OBJECTIVE:
Extract each line holding the word "this" from the entries.

MATERIAL TO PROCESS:
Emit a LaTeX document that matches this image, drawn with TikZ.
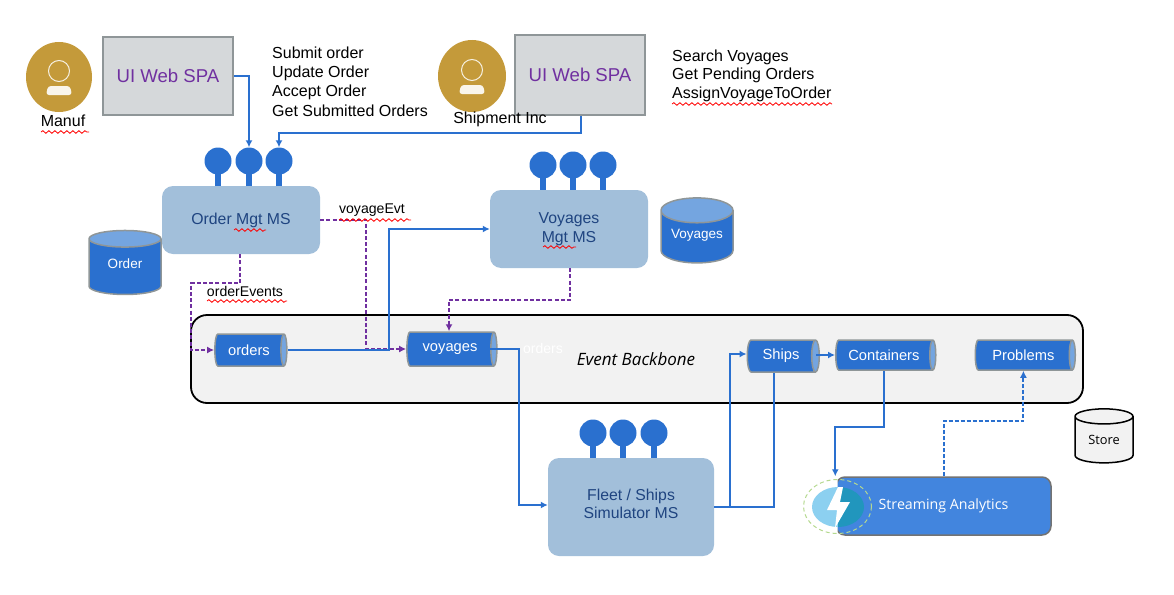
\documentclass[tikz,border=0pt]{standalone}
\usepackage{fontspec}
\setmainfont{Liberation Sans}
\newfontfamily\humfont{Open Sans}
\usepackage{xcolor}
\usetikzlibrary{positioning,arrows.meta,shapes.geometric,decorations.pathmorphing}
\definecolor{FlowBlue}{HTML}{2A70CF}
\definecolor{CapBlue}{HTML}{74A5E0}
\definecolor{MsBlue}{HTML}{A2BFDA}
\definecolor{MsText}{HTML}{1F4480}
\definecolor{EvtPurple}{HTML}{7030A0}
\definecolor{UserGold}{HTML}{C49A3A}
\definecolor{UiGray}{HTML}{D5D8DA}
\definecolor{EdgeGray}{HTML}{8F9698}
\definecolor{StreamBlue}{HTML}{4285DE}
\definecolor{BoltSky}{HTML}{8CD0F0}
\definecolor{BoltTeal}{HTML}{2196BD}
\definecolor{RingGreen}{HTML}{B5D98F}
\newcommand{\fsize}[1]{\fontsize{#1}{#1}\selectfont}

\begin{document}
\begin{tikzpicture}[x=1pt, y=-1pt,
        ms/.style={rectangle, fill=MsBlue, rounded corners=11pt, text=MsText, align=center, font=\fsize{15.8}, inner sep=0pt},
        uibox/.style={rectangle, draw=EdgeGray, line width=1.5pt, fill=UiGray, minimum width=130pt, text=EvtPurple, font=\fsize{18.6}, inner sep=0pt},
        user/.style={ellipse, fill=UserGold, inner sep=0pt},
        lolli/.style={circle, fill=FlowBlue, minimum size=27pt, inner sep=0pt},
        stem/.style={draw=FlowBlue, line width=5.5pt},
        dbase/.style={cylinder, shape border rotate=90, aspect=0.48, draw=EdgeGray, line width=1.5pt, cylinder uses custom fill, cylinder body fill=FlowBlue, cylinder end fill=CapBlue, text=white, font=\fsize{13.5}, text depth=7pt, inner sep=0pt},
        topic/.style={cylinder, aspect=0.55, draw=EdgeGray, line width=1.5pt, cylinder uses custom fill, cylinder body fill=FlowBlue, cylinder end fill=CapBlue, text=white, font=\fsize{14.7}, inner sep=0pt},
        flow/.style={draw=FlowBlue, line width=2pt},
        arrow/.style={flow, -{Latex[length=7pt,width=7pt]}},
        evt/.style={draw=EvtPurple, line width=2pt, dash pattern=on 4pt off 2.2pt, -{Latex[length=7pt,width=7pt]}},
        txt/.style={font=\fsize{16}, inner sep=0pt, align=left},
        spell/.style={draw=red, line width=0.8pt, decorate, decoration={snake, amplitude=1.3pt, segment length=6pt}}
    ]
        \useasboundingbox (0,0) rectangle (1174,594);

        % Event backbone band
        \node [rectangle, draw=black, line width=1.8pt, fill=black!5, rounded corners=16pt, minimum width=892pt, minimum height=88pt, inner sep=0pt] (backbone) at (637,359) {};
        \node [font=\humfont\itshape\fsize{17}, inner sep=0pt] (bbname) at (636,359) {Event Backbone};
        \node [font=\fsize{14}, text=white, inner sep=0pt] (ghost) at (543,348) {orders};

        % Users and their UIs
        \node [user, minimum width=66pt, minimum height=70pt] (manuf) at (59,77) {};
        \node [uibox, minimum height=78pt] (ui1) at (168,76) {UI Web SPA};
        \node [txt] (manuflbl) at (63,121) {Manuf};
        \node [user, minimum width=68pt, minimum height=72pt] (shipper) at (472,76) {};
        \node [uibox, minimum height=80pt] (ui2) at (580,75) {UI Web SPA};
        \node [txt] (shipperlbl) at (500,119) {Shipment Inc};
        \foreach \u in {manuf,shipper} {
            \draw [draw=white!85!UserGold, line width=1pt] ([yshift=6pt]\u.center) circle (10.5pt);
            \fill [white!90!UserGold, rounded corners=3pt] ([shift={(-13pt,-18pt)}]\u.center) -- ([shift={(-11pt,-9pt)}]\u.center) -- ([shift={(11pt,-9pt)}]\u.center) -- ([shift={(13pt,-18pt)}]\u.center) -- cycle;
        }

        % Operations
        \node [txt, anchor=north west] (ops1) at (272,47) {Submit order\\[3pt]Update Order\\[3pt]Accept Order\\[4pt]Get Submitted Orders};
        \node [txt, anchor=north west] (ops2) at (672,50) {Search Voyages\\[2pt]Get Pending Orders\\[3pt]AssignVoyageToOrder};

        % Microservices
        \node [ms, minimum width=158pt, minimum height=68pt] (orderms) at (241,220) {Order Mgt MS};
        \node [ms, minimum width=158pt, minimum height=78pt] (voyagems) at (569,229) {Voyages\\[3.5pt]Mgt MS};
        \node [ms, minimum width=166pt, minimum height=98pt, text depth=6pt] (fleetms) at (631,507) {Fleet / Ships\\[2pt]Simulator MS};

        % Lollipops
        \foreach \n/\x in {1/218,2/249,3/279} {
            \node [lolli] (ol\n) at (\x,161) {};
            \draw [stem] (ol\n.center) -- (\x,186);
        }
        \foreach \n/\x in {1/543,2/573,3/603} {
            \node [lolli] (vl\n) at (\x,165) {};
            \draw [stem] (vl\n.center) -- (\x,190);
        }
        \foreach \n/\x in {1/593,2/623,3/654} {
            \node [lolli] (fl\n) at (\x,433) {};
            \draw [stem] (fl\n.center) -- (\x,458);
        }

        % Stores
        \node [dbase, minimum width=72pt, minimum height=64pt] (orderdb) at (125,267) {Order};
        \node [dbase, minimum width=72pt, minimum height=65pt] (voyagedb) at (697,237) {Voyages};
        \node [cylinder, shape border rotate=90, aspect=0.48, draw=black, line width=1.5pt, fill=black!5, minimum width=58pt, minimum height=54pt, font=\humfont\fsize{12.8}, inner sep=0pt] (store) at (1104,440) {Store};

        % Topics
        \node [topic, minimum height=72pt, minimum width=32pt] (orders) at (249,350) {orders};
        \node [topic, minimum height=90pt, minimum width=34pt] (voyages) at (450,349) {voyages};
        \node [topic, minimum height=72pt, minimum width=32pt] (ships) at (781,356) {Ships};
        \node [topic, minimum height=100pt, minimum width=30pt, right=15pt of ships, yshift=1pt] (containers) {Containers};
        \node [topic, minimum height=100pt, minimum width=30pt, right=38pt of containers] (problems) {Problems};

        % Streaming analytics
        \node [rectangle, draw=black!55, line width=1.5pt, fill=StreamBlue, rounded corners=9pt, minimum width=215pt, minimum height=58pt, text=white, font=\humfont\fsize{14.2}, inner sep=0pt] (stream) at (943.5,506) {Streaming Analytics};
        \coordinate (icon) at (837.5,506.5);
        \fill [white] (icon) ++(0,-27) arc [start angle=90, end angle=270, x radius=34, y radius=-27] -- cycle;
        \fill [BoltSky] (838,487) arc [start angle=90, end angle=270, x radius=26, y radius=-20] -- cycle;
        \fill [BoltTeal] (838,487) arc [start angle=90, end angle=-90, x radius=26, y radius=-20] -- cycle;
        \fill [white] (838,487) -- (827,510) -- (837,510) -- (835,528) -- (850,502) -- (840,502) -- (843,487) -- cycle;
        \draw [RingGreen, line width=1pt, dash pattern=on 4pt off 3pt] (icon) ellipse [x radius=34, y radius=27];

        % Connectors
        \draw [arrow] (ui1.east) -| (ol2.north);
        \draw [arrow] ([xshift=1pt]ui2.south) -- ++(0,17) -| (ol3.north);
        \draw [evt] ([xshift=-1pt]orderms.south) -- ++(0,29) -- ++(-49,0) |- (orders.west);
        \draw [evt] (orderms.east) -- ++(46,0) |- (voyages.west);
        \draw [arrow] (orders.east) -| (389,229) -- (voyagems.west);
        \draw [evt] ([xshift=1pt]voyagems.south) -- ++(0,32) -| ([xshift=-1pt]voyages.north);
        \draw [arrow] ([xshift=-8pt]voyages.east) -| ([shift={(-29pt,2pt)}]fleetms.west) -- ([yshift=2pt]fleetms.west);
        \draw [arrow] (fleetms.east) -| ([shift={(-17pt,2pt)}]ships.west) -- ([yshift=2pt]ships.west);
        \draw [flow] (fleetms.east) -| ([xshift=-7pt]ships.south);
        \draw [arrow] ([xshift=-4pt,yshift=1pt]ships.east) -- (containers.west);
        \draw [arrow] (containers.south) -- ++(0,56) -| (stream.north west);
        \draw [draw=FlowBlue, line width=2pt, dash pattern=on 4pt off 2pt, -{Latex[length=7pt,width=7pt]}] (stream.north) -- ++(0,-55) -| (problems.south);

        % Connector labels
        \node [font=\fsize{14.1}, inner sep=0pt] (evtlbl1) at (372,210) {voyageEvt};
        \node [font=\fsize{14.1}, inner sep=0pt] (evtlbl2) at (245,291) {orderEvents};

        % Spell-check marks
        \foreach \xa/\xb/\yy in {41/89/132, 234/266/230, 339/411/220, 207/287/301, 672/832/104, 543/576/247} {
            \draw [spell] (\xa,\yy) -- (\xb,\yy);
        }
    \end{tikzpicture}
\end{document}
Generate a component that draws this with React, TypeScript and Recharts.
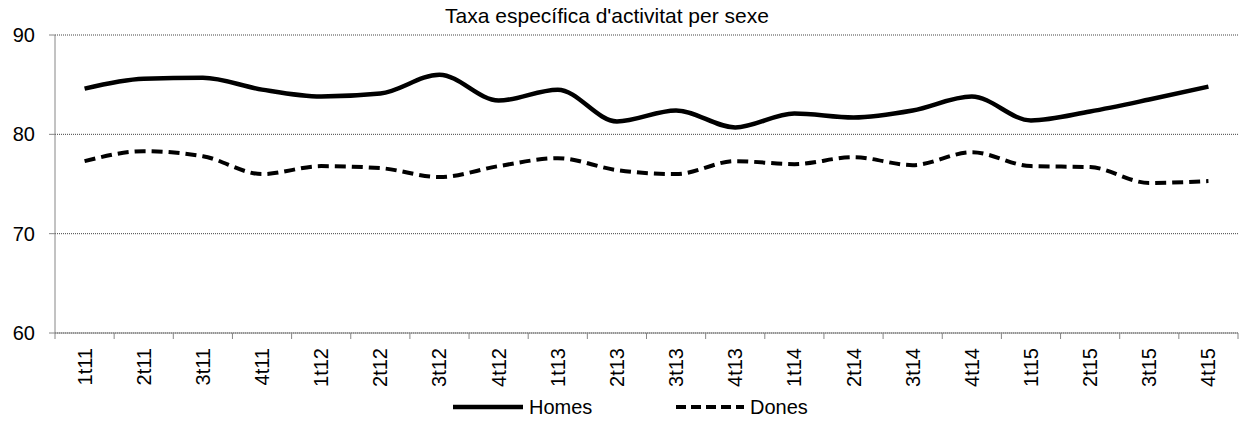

COMPLETE OUTPUT:
Emit a LaTeX document that matches this image, drawn with TikZ.
Generate a component that draws this with React, TypeScript and Recharts.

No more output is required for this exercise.